The average of accuracies for null model is 0.5363, and the standard devation is 0.0
The average of accuracies for standard naive bayes is 0.5187, and the standard devation is 0.0155
The average of accuracies for extended version of naive bayes is 0.9688, and the standard devation is 0.0053


## paired sample t-test

In [13]:
def paired_sample_t_score(sample_1, sample_2, size = 100):
    mean_1 = np.mean(sample_1)
    mean_2 = np.mean(sample_2)
    var_1 = np.sum((sample_1 - mean_1) ** 2) / (size - 1)
    var_2 = np.sum((sample_2 - mean_2) ** 2) / (size - 1)
    std = np.sqrt((var_1 + var_2) / 2)
    t_score = (mean_1 - mean_2) / (std * np.sqrt(2 / size))
    return t_score

### comparison between extended version and standard Naive Bayes

In [14]:
t_score = paired_sample_t_score(nb, nb_ext)
print('t score: {}'.format(round(t_score, 3)))

t score: -273.191


At 0.95 significant level, the p-value is < 0.00001 with degree of freedom = 99. So we can conclude the Navie Bayes with log probability and TF-IDF outperforms the standard Navie Bayes.

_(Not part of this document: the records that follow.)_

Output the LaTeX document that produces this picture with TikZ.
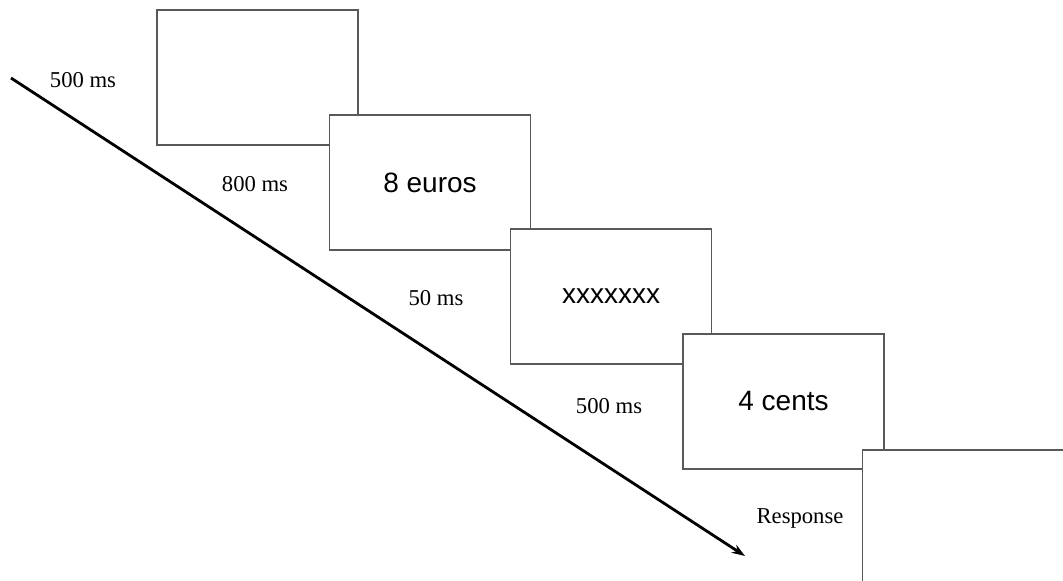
\documentclass[tikz,border=0pt]{standalone}
\usepackage{fontspec}
\setmainfont{Liberation Serif}
\setsansfont{Liberation Sans}
\usetikzlibrary{arrows.meta, positioning}

\tikzset{
    screen/.style={draw=black!65, line width=0.8pt, fill=white, rectangle,
        minimum width=150.75pt, minimum height=101.25pt, inner sep=0pt,
        font=\sffamily\fontsize{21}{25}\selectfont},
    timing/.style={inner sep=0pt, font=\fontsize{17}{20}\selectfont}
}

\begin{document}
\begin{tikzpicture}[x=0.75pt, y=-0.75pt]
        \useasboundingbox (0,0) rectangle (1063,581);
        \clip (0,0) rectangle (1063,581);
        % stimulus screens
        \foreach \n/\x/\y/\txt in {1/257.5/77.5/{}, 2/430/182.5/{8 euros}, 3/611/296.5/{xxxxxxx}, 4/783.5/401.5/{4 cents}, 5/963/517.5/{}} {
            \node[screen] (s\n) at (\x,\y) {\txt};
        }
        % durations
        \foreach \n/\x/\y/\txt in {1/83/80/{500 ms}, 2/255/184/{800 ms}, 3/436/298/{50 ms}, 4/609/406/{500 ms}, 5/800/518/{Response}} {
            \node[timing] (t\n) at (\x,\y) {\txt};
        }
        % time axis
        \coordinate (tstart) at (11,78);
        \coordinate (tend) at (745,556);
        \draw[-{Stealth[length=10pt, width=7pt]}, line width=2.1pt] (tstart) -- (tend);
    \end{tikzpicture}
\end{document}
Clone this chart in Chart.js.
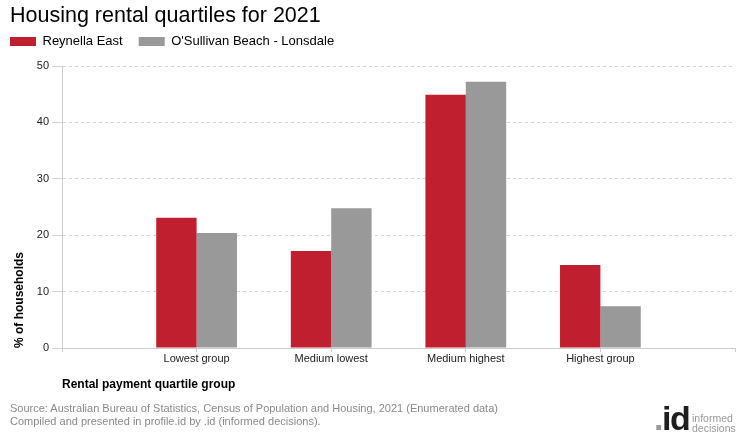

### comparison between extended version and null model

In [15]:
t_score = paired_sample_t_score(null, nb_ext)
print('t score: {}'.format(round(t_score, 3)))

t score: -818.752


At 0.95 significant level, the p-value is < 0.00001 with degree of freedom = 99. So we can conclude the Navie Bayes with log probability and TF-IDF outperforms the null model.

### comparison between standard Naive Bayes and null model

In [16]:
t_score = paired_sample_t_score(null, nb)
print('t score: {}'.format(round(t_score, 3)))

t score: 11.276


At 0.95 significant level, the p-value is < 0.00001 with degree of freedom = 99. So we can conclude the null model outperforms the standard Naive Bayes.

## Kaggle submission

In [17]:
vocabulary = get_vocabulary(abstracts_trg)
X_tst = Count_Vectorizer(abstracts_tst, vocabulary=vocabulary)

In [18]:
X = Count_Vectorizer(abstracts_trg, vocabulary=vocabulary)
y = class_trg
y_pred = Naive_Bayes_ext(X, y, X_tst)

## save the output as csv file, and upload it for Kaggle Competition 

In [19]:
output = np.array([id_tst, y_pred]).T
output = np.vstack((['id', 'class'], output))

with open('output.csv', 'w') as f3:
    f3.write("\n".join(",".join(map(str, x)) for x in output))